For Ethereum, transaction fees, also known as gas fees, are not only informed by supply and demand but by the peculiarities of its ecosystem.
Since Ethereum isn’t a cryptocurrency but a blockchain, with many uses like smart contracts and dApps, its transaction fees are influenced by multiple factors.
Stable coins like Tether are not known to extract transaction fees, especially when funds are moved between USDT accounts.
For the most part, transaction fees for crypto transfers tend to react to market fluctuations. However, as Anatol Hooper, writing for Cointelegraph, pointed out, the size of the transaction being made and the peculiarities of each blockchain constitute the two main factors affecting fees for crypto transactions.
The Ethereum blockchain has attracted lots of criticism over the years, in part because of what is deemed its outrageous gas fees. Cryptocurrencies such as Ripple, Cardano, Litecoin are known to charge low transaction fees.
How to Deal With High Transaction Fees
Now that you have a basic understanding of transaction fees and how they came to be, you may be wondering if there’s a way you can protect yourself from paying unnecessarily high or low fees whenever you need to make a crypto transaction.

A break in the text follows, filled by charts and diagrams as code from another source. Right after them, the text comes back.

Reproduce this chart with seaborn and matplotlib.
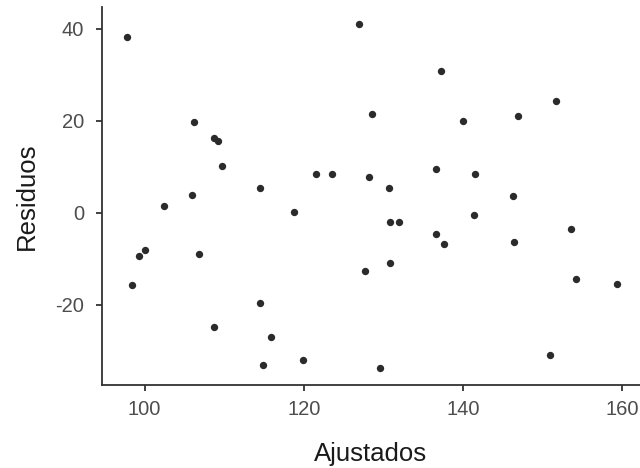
import matplotlib
matplotlib.use("Agg")
import matplotlib.pyplot as plt
import seaborn as sns
import pandas as pd

# Fitted values and residuals of the model
ajustados = [
    97.76, 106.23, 108.70, 109.25, 109.79, 114.53, 126.94, 137.26, 128.53, 140.06,
    121.53, 123.58, 128.20, 136.58, 141.57, 130.75, 151.67, 146.98, 105.97, 102.45,
    100.06, 99.31, 106.86, 98.43, 114.53, 108.74, 115.87, 114.91, 118.84, 141.45,
    130.88, 132.01, 136.58, 137.67, 130.84, 127.70, 119.90, 129.58, 146.32, 153.56,
    146.44, 154.19, 159.43, 150.92,
]
residuos = [
    38.2, 19.7, 16.2, 15.7, 10.2, 5.4, 41.0, 30.7, 21.5, 19.9,
    8.4, 8.4, 7.8, 9.4, 8.4, 5.3, 24.3, 21.0, 3.9, 1.5,
    -8.2, -9.5, -9.0, -15.6, -19.7, -24.9, -27.0, -33.0, 0.1, -0.4,
    -2.0, -2.0, -4.6, -6.7, -10.9, -12.7, -32.0, -33.7, 3.7, -3.6,
    -6.4, -14.3, -15.5, -31.0,
]
x_ticks = [100, 120, 140, 160]
y_ticks = [-20, 0, 20, 40]

df = pd.DataFrame({"Ajustados": ajustados, "Residuos": residuos})

sns.set_theme(style="ticks")
plt.rcParams["font.family"] = ["Liberation Sans", "DejaVu Sans"]
plt.rcParams["axes.unicode_minus"] = False

fig = plt.figure(figsize=(6.4, 4.68), dpi=100)
ax = fig.add_axes([0.15984, 0.17735, 0.84297, 0.80791])

sns.scatterplot(data=df, x="Ajustados", y="Residuos", ax=ax,
                color="#2b2b2b", s=28, linewidth=0)

# 5% padding around the data range on both axes
def padded(vals, frac=0.05):
    lo, hi = min(vals), max(vals)
    d = (hi - lo) * frac
    return lo - d, hi + d

ax.set_xlim(*padded(ajustados))
ax.set_ylim(*padded(residuos))
ax.set_xticks(x_ticks)
ax.set_yticks(y_ticks)
ax.set_xticklabels([str(v) for v in x_ticks])
ax.set_yticklabels([str(v) for v in y_ticks])

for side in ("top", "right"):
    ax.spines[side].set_visible(False)
for side in ("left", "bottom"):
    ax.spines[side].set_color("#333333")
    ax.spines[side].set_linewidth(1.3)

ax.tick_params(axis="both", length=4.1, width=1.3, color="#333333",
               labelcolor="#4d4d4d", labelsize=14.5)
ax.tick_params(axis="x", pad=7)
ax.tick_params(axis="y", pad=9)

ax.set_xlabel("Ajustados", fontsize=18.5, color="#1a1a1a")
ax.set_ylabel("Residuos", fontsize=18.5, color="#1a1a1a")
ax.xaxis.set_label_coords(0.4975, -0.152)
ax.yaxis.set_label_coords(-0.118, 0.5)

fig.savefig("out.png", dpi=100, facecolor="white")
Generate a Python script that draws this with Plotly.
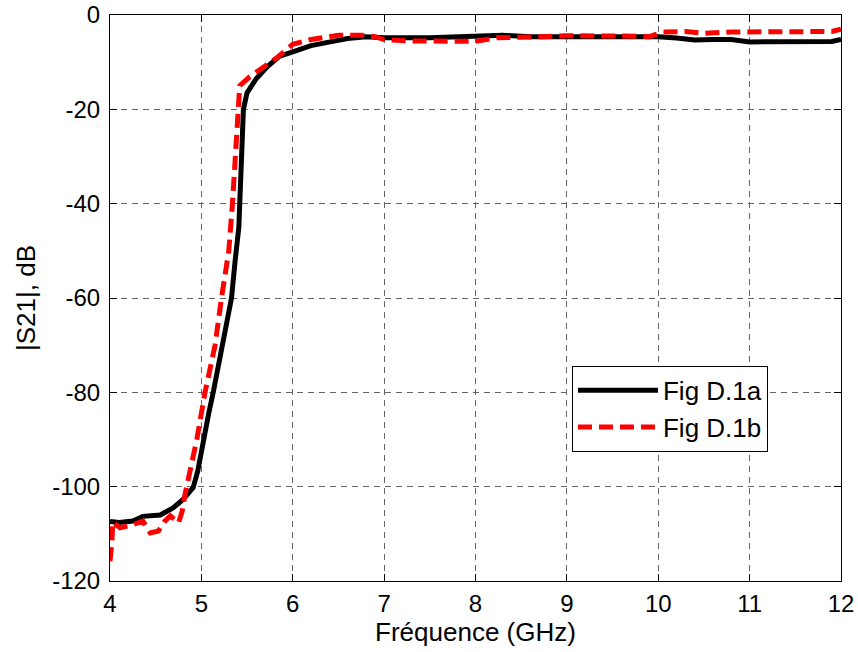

The truth is you’ll need some help with determining the best transaction fees to pay. Fortunately, most of the crypto wallets out there automatically calculate the required fee/best fee you’ll need to pay for a successful transaction.
Crypto wallets tend to have access to a large body of data and tools, so it may be beneficial to you to follow their recommendations on transaction fees.
If you feel that the required transaction fee suggested by a wallet is too high, you can choose to set your own transaction fee, provided the wallet allows you to set a custom transaction fee.
If the wallet does not allow you to set your own price, you can choose to wait out the exorbitant fee.
This is because large transaction fees usually stem from a congested blockchain, and chances are; the blockchain network won’t be congested forever.
But if you’re in a hurry to complete the said transaction, consider transacting with a wallet that allows you to set your own terms. However, the freedom to choose these fees should not be as a license to set unrealistically costs. If you set an unrealistic transaction fee, you risk a failed or delayed transaction.
Cryptocurrencies need blockchain technology to preserve their integrity, and as such, the miners who validate transactions earn incentives for successful crypto transactions.
As a crypto trader, investor, or enthusiast, make yourself familiar with tools like bitinfocharts (for Bitcoin) and mempool.space in order to get well-researched tips on recommended transaction fees in real-time.
With the aid of these tools, rest assured that any decision you make to transact in crypto is informed by empirical data.